Father. Realtor®. Movie nut. After pestering my parents for their commentary on “Star Wars” when I was four years old, my mind went into a creative frenzy. I’d imagined something entirely different than the actual film, which I didn’t end up seeing until its 1979 re-release at the Uptown Theater in Washington, DC. This was my formal introduction to the cinema.

During that long wait, which felt like an eternity to a child, my mind was being molded by more corrosive stuff like “Trilogy of Terror” and “Rosemary’s Baby”, most of which I’d conned various babysitters into letting me watch on television ( I convinced one poor lady that “Jaws” was actually “Moby Dick”).
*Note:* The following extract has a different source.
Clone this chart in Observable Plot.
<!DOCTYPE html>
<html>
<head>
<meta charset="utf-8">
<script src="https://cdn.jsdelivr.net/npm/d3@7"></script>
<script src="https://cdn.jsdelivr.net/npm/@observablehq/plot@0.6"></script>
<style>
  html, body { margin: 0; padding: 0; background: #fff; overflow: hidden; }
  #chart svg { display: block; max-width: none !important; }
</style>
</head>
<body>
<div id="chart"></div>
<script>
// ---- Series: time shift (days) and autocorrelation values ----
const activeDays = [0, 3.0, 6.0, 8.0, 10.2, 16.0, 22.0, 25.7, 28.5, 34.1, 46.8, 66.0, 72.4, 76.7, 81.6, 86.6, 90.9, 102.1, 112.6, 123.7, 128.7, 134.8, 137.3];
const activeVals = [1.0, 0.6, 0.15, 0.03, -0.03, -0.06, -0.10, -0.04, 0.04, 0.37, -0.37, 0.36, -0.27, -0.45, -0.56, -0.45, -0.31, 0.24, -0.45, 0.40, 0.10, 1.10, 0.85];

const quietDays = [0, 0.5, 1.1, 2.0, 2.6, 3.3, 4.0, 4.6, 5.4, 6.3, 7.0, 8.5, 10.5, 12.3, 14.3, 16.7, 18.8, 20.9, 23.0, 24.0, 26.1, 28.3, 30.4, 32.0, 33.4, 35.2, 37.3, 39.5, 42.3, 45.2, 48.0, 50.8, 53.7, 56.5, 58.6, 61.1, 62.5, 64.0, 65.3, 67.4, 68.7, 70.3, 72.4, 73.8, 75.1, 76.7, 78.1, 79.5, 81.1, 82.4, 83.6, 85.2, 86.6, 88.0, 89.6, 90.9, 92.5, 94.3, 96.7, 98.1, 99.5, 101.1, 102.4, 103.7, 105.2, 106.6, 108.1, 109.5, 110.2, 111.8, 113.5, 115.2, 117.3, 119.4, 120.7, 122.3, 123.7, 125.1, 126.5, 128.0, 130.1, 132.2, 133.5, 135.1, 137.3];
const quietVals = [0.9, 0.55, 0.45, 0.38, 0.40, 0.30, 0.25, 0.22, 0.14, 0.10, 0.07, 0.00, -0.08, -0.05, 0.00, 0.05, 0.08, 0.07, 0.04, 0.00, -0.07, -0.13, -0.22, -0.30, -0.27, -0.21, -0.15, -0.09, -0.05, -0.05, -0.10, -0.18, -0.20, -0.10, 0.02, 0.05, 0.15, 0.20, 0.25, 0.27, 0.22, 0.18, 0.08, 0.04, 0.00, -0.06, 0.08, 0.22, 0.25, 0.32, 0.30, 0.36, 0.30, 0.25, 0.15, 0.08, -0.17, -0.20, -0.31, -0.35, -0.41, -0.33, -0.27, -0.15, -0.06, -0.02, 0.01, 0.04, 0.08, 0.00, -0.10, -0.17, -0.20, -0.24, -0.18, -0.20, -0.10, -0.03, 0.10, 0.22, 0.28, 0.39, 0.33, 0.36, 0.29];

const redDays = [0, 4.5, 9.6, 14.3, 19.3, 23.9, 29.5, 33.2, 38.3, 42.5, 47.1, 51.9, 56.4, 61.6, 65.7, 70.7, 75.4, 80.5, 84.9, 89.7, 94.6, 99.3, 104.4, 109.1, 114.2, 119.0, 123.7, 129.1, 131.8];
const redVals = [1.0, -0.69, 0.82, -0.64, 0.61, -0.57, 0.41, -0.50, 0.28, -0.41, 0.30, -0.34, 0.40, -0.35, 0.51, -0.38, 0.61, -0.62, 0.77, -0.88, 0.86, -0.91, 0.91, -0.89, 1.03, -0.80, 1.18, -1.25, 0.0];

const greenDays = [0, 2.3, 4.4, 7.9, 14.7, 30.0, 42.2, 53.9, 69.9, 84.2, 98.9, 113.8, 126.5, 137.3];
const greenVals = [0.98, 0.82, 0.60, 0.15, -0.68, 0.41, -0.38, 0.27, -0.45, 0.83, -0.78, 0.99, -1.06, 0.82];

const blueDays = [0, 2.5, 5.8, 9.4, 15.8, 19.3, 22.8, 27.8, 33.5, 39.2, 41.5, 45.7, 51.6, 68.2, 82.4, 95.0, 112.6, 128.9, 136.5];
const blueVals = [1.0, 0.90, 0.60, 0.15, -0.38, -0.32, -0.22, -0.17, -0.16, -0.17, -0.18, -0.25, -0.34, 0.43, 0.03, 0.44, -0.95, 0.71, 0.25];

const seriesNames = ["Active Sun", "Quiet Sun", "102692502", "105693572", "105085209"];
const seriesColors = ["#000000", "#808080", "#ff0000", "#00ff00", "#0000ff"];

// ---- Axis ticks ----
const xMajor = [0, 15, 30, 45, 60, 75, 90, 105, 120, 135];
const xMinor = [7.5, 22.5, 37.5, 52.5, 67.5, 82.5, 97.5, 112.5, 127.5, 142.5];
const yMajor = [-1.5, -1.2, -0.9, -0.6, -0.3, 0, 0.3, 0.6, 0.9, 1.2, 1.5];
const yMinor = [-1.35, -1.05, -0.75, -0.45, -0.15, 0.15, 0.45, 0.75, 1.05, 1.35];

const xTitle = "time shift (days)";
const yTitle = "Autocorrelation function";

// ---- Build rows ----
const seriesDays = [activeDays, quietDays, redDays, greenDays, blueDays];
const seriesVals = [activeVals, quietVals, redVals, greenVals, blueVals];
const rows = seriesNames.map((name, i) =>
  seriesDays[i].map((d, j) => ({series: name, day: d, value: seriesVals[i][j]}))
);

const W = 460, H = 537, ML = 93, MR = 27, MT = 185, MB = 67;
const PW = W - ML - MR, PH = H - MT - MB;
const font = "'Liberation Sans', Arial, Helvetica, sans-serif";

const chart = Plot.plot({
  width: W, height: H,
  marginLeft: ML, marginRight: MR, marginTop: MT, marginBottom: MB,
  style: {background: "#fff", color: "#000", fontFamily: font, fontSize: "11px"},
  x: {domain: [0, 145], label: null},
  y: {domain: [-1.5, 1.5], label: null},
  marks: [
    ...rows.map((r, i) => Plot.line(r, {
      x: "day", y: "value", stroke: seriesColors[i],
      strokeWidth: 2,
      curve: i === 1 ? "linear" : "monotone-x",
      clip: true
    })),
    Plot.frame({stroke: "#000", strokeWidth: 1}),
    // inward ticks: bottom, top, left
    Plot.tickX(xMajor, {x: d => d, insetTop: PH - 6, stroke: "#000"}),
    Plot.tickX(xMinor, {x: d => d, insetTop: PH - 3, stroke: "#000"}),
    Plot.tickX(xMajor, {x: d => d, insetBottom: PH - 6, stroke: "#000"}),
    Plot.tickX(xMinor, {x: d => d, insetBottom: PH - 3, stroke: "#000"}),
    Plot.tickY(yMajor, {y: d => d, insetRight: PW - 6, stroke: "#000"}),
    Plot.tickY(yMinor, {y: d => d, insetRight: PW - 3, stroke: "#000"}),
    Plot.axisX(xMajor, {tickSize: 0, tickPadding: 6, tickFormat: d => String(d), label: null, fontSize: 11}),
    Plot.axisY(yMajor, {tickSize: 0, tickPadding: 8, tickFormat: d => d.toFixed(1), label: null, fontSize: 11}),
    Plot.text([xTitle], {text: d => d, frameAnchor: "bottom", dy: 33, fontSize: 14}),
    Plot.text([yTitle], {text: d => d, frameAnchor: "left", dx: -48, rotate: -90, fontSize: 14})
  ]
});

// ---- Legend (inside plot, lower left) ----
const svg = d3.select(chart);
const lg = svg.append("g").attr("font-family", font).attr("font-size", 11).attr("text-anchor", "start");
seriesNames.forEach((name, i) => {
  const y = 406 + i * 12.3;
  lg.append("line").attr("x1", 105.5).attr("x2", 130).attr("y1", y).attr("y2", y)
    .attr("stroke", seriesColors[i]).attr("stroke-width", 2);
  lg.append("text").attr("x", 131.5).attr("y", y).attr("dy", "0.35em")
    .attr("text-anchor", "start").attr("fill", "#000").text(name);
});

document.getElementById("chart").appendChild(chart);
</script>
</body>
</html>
The folks were pretty strict in that regard, so the less appropriate it was for a kid to watch, the more I was fascinated by it. Horror staples like “Halloween” and “Friday the 13th”, as well as lesser-known low-budget fare like “Madman”, “Sleepaway Camp” and “Pieces” all ended up sneaking their way into the VHS on a regular basis.

Since then, I’ve developed an obsession with the entire film industry. Even though I watch and review a wide breadth of films these days, my appreciation for the campy, poorly lit micro-budgeters still lends itself to my evolving perspective on movies just as much as the summer blockbusters and Oscar contenders. As I recall my trips to the movie theater, I realize that this stuff is about much more than just a fleeting piece of entertainment.

A couple years ago, I was finally given the opportunity to lend my opinion on films to a publication, The Rogers Revue, with a subsequent run at Reel Film News. It's been both a privilege and a gateway to what we’re doing now. Most of my experience has come from interviewing independent filmmakers, who consistently promote innovation. The filmmaking process is grueling and relatively unforgiving.

Fellow film enthusiast Eddie Pasa and I have created DC Filmdom as a medium for film reviews, discussion, and (inevitably) some debate. And so, the creative frenzy continues.

(Michael is a member of the Washington, DC Area Film Critics Association).